Secretary to the Cabinet Roland Msiska has asked cooperating partners to help Zambia create a solid 2019 budget plan.

And Dr Msiska says anyone who thinks they can predict contingencies in a budget are either lying or mad.

Speaking during the official openning of the National Development Coordinating Committee (NDCC) workshop at Mulungushi International Conference Centre in Lusaka, Tuesday, Dr Msiska said Zambia did not have all the answers needed to address challenges associated with budget planning.
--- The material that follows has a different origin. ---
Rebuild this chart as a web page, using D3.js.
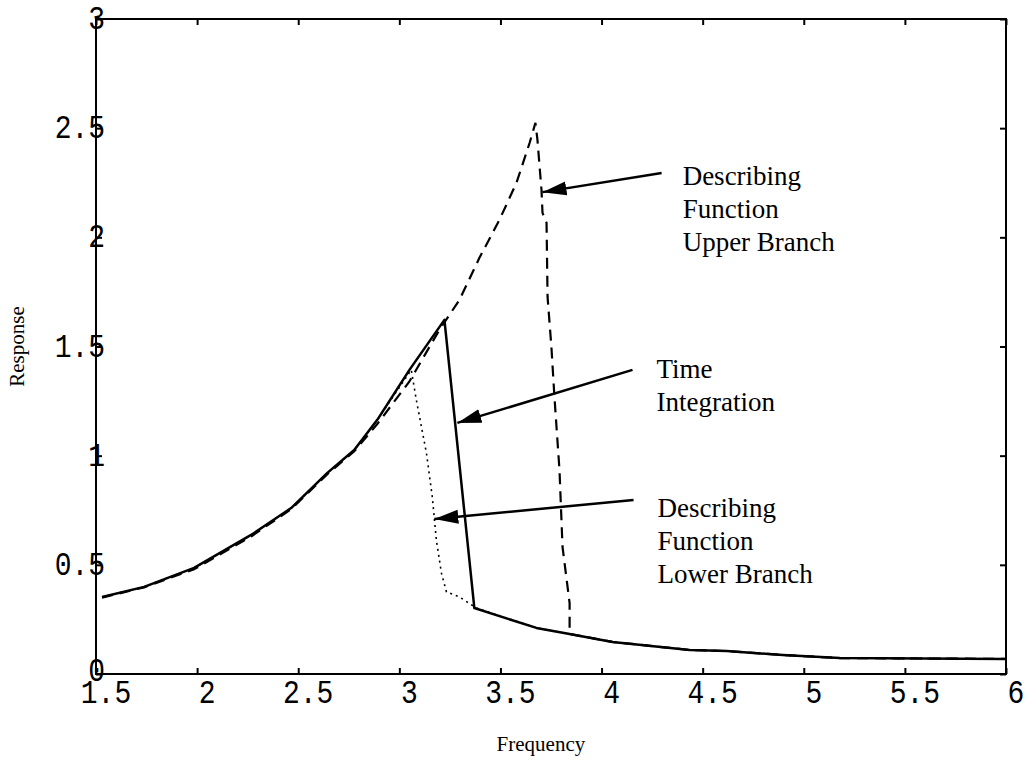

“We appreciate as government that we do not have all the answers to all the challenges that we have faced. So, we have the view that it is important sometimes to allow outsiders, that is outside government, to share their ideas on how they think we could be able to achieve what we intend to achieve. But that should be done in advance so that you are included in the program to present and share those particular ideas. It is our view that doing this we will enable us to enrich ourselves and make it possible for us to learn one from another. I think with that kind of arrangement as you shall see, we should be able to deal with some of the challenges that face. As Zambia aspires to be a middle-income nation by 2030, it is with this aspiration in mind that the 7th National Development plan was developed to guide Zambia’s development agenda for the period 2017 to 2021,” Dr Msiska said.

“The implementation of the plan is operationalized through the national budget and it is therefore important that we meet using this National Development Coordinating Committee as a platform for dialogue for budget hearing to ensure that what id budgeted for is closely linked to the development agenda of the country as espoused in the 7th National Development plan.”

He stressed the need to plan for an inclusive budget that would encompass the vulnerable in society.

“Further, meeting in is manner gives us an opportunity as key stakeholders to have an input into the national budget prior to cabinet considerations. I think it’s important to remind ourselves that when you set up to do a plan, if you say you are able to have predicted all the contingencies, it is either you have been lying or you are mad. So, this also gives us an opportunity to re-look at some of the assumptions that we made at the start of the planning period. A budget is not cast in concrete, it is important that we constantly examine the valuables around ourselves to see how we can sort them out. Since the last NDCC meeting which was held on the 10 February 2018, where approval of the contents and format of the implementation of the 7th National plan was granted, the document was finalized and released to the public by the minister of National development planning, Alexander Chiteme,” he said.

And Dr Msiska said contingencies were unpredictable.

“The implementation of the plan has put much emphasis on efficient and effective multi-sectoral coordination mechanism to ensure accelerated implementation of programs and products. This has been done to achieve the main outcomes of the plan which we now are all very familiar with. Consequently, recognizing the multi- faceted and intellect nature of the five-development area of the plan, cluster advisory groups have been put in place to coordinate implementation, monitor and report on progress and also deal with horizontal policy consistencies is achieved so that synergies across the pillars of the plan can be achieved. I think we must understand that we embark on a process like this, it’s like a journey and sometimes on a journey you may not have predicted everything that you were supposed to meet.”